Here is what the xml file looks like that I am trying to scrape from:
<feed xmlns="http://www.w3.org/2005/Atom">
<title>Open Library : Author Name</title>
<link href="http://www.somedomain.org/people/atom/author_name" rel="self"/>
<updated>2012-03-20T16:41:00Z</updated>
<author>
<name>somedomain.org</name>
</author>
<id>tag:somedomain.org,2007:/person_feed/123456</id>
<entry>
<link href="http://www.somedomain.org/roll_call/show/1234" rel="alternate"/>
<id>
tag:somedomain.org,2012-03-20:/roll_call_vote/1234
</id>
<updated>2012-03-20T16:41:00Z</updated>
<title>Once upon a time</title>
<content type="html">
This os a book full of words
</content>
</entry>
</feed>
Here is what my view in django looks like:
def openauthors(request):
tree = lxml.etree.parse("http://www.somedomain.org/people/atom/author_name")

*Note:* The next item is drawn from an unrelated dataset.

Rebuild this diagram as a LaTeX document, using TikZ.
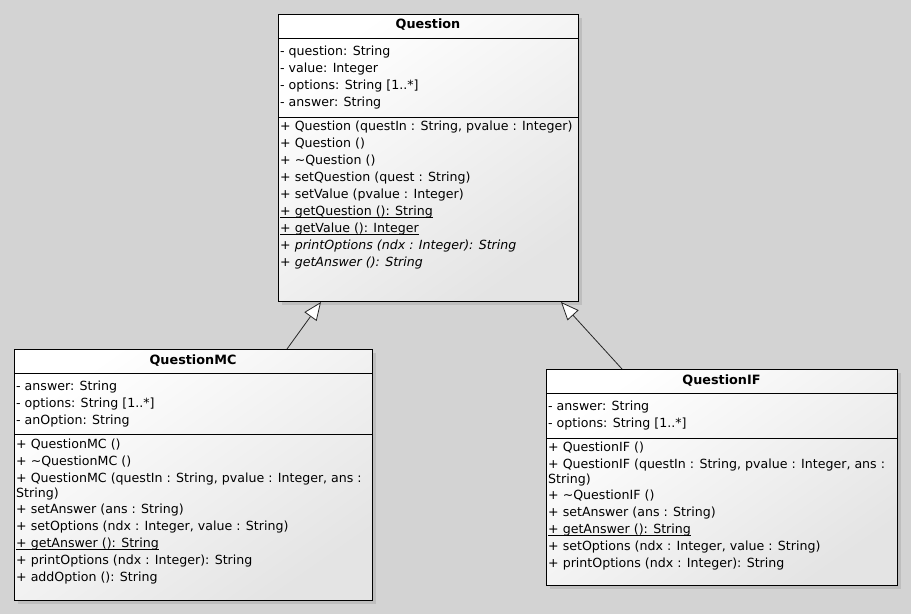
\documentclass[tikz,border=0pt]{standalone}
\usepackage{fontspec}
\setmainfont{DejaVu Sans}
\usetikzlibrary{arrows.meta,shadows}
\definecolor{canvas}{RGB}{211,211,211}
\definecolor{boxend}{RGB}{228,228,228}
% underline at a fixed depth below the baseline (static members)
\newcommand{\staticul}[1]{\setbox0\hbox{#1}\rlap{\rule[-2.4pt]{\wd0}{0.8pt}}\box0}

\begin{document}
\begin{tikzpicture}[x=1pt,y=-1pt,
  classbox/.style={draw=black, line width=1pt, anchor=north west, inner sep=0pt,
    top color=white, bottom color=boxend, shading angle=35,
    drop shadow={shadow xshift=3pt, shadow yshift=-3pt, opacity=0.25}},
  member/.style={anchor=base west, inner sep=0pt, font=\fontsize{12.6}{15}\selectfont},
  classname/.style={anchor=base, inner sep=0pt, font=\fontsize{12.8}{15}\selectfont\bfseries},
  compart/.style={line width=1pt},
  inherit/.style={draw=black!85, line width=0.8pt,
    -{Triangle[open, length=18pt, width=15pt, fill=white]}}]

% canvas
\fill[canvas] (0,0) rectangle (911,614);
\useasboundingbox (0,0) rectangle (911,614);

% ---------- Question ----------
\node[classbox, minimum width=300pt, minimum height=287pt] (q) at (278,14) {};
\draw[compart] ([yshift=-24pt]q.north west) -- ([yshift=-24pt]q.north east);
\draw[compart] ([yshift=-103pt]q.north west) -- ([yshift=-103pt]q.north east);
\node[classname] (q-t) at (428,28) {Question};
\node[member] (q-a1) at (280,55) {- question: String};
\node[member] (q-a2) at (280,72) {- value: Integer};
\node[member] (q-a3) at (280,89) {- options: String [1..*]};
\node[member] (q-a4) at (280,106) {- answer: String};
\node[member] (q-m1) at (280,130) {+ Question (questIn : String, pvalue : Integer)};
\node[member] (q-m2) at (280,147) {+ Question ()};
\node[member] (q-m3) at (280,164) {+ \textasciitilde Question ()};
\node[member] (q-m4) at (280,181) {+ setQuestion (quest : String)};
\node[member] (q-m5) at (280,198) {+ setValue (pvalue : Integer)};
\node[member] (q-m6) at (280,215) {\staticul{+ getQuestion (): String}};
\node[member] (q-m7) at (280,232) {\staticul{+ getValue (): Integer}};
\node[member] (q-m8) at (280,249) {\itshape + printOptions (ndx : Integer): String};
\node[member] (q-m9) at (280,266) {\itshape + getAnswer (): String};

% ---------- QuestionMC ----------
\node[classbox, minimum width=358pt, minimum height=251pt] (mc) at (14,349) {};
\draw[compart] ([yshift=-24pt]mc.north west) -- ([yshift=-24pt]mc.north east);
\draw[compart] ([yshift=-85pt]mc.north west) -- ([yshift=-85pt]mc.north east);
\node[classname] (mc-t) at (193,364) {QuestionMC};
\node[member] (mc-a1) at (16,390) {- answer: String};
\node[member] (mc-a2) at (16,407) {- options: String [1..*]};
\node[member] (mc-a3) at (16,424) {- anOption: String};
\node[member] (mc-m1) at (16,448) {+ QuestionMC ()};
\node[member] (mc-m2) at (16,465) {+ \textasciitilde QuestionMC ()};
\node[member] (mc-m3) at (16,482) {+ QuestionMC (questIn : String, pvalue : Integer, ans :};
\node[member] (mc-m3b) at (16,497) {String)};
\node[member] (mc-m4) at (16,513) {+ setAnswer (ans : String)};
\node[member] (mc-m5) at (16,530) {+ setOptions (ndx : Integer, value : String)};
\node[member] (mc-m6) at (16,547) {\staticul{+ getAnswer (): String}};
\node[member] (mc-m7) at (16,564) {+ printOptions (ndx : Integer): String};
\node[member] (mc-m8) at (16,581) {+ addOption (): String};

% ---------- QuestionIF ----------
\node[classbox, minimum width=351pt, minimum height=216pt] (if) at (546,369) {};
\draw[compart] ([yshift=-24pt]if.north west) -- ([yshift=-24pt]if.north east);
\draw[compart] ([yshift=-69pt]if.north west) -- ([yshift=-69pt]if.north east);
\node[classname] (if-t) at (721.5,384) {QuestionIF};
\node[member] (if-a1) at (548,410) {- answer: String};
\node[member] (if-a2) at (548,427) {- options: String [1..*]};
\node[member] (if-m1) at (548,451) {+ QuestionIF ()};
\node[member] (if-m2) at (548,468) {+ QuestionIF (questIn : String, pvalue : Integer, ans :};
\node[member] (if-m2b) at (548,483) {String)};
\node[member] (if-m3) at (548,499) {+ \textasciitilde QuestionIF ()};
\node[member] (if-m4) at (548,516) {+ setAnswer (ans : String)};
\node[member] (if-m5) at (548,533) {\staticul{+ getAnswer (): String}};
\node[member] (if-m6) at (548,550) {+ setOptions (ndx : Integer, value : String)};
\node[member] (if-m7) at (548,567) {+ printOptions (ndx : Integer): String};

% ---------- generalisations ----------
\draw[inherit] ([xshift=273pt]mc.north west) -- ([xshift=43pt]q.south west);
\draw[inherit] ([xshift=76pt]if.north west) -- ([xshift=283pt]q.south west);

\end{tikzpicture}
\end{document}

listings = tree.xpath("//author")
listings_info = []
for listing in listings:
this_value = {
"name":listing.findtext("name"),
}
listings_info.append(this_value)
json_listings = '{"listings":' + simplejson.dumps(listings_info) + '}'
if("callback" in request.GET.keys()):
callback = request.GET["callback"]
else:
callback = None
if(callback):
response = HttpResponse("%s(%s)" % (
callback,
simplejson.dumps(listings_info)
), mimetype="application/json"
)
else:
response = HttpResponse(json_listings, mimetype="application/json")
return response
I have also tried some of the following paths in hopes that they might help but have had no success.
listings = tree.xpath("feed/author")
listings = tree.xpath("/feed/author")
listings = tree.xpath("/author")
listings = tree.xpath("author")
Any help in the right direction would be appreciated.